An interesting deviation from the novel here is that the book provides a construct for Melissa to seek out more time with Frances and Bobbi — she wants to profile them for a literary magazine — but the show erases that, instead making the question of who is pursuing whom a little blurrier. Their friendship has no tangible excuse, like reporting or being on deadline; everyone just keeps finding reasons to circle each other and stay close.

We see Frances start her summer job by hating it, aloud and on the spot, even though it seems pretty benign to me; she is reading the slush pile at a literary agency. Then we see her go to the play — alone. No Bobbi! This scene is, I assume, supposed to be the beginning of her more animal attraction to Nick because she’s watching him do all the yelling and snarling and manly drinking and such. Is Nick a convincing Brick? (Hard to follow in those Paul Newman footsteps.)

She waits for him after the show but sees him land in the arms of a group of friends, so she quickly disappears, probably feeling stupid for having come, and sends him a text saying he was great. This is one of the many things that will make an adult viewer want to scream a little bit because, oh my GOD, get over yourself, just say hi to him, who cares?! He literally bought you a ticket! Obviously, he replies later on to say she should’ve stayed for a drink, because duh!! He wants to see her next poetry performance, and already they have a little inside joke about how they’re expressing interest in each other’s work, but really they’re just “being polite.”

All Bobbi wants to know about the play is if Melissa was there because Melissa says that Tennessee Williams is “too mannered,” and when Frances attempts to push back on this (pretentious, douchey) criticism, she is swiftly shut down by her friend, who tells her she is being “annoying.”

That night, Frances winces against a hot-water bottle because she is having period pain from hell. Bobbi stays the night even though Frances tells her she can go home; in the morning, she offers to make some tea. I assume this is a sort of save-the-cat situation to endear us to Bobbi, but the episode has not really set us up to think she’s a very good friend, no? She’s being a dick like 90 percent of the time.

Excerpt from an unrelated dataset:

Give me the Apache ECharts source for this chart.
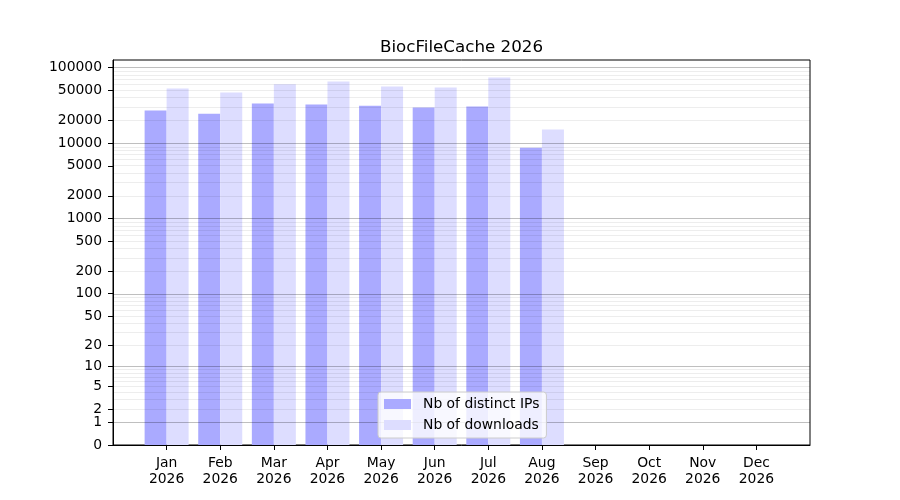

Nick arrives late but makes it in time for most of Bobbi and Frances’s performance of a poem called “Diamonds,” which makes exactly the points about engagement rings that you might expect (capitalist, sexist, bad) and afterward, Melissa tells them it’s brilliant. Bobbi wants to know if Nick feels “conflicted” about playing a gay character in Cat on a Hot Tin Roof, and Nick counters that Brick could be bisexual, to which Bobbi responds by outing Frances. Rude! Also, I feel like our show is doing Frances no favors — she’s supposed to be the more reserved of the pair, but in the book she gets a clever reply in here (“I’m kind of an omnivore”), whereas in the show she is awfully … blank. We do see the beginning of something between her and Nick, who promises that he really liked her performance and that he’s going to “craft you an email. It’ll be full of compliments in complete sentences.” And they won’t even have to make eye contact. Dreamy.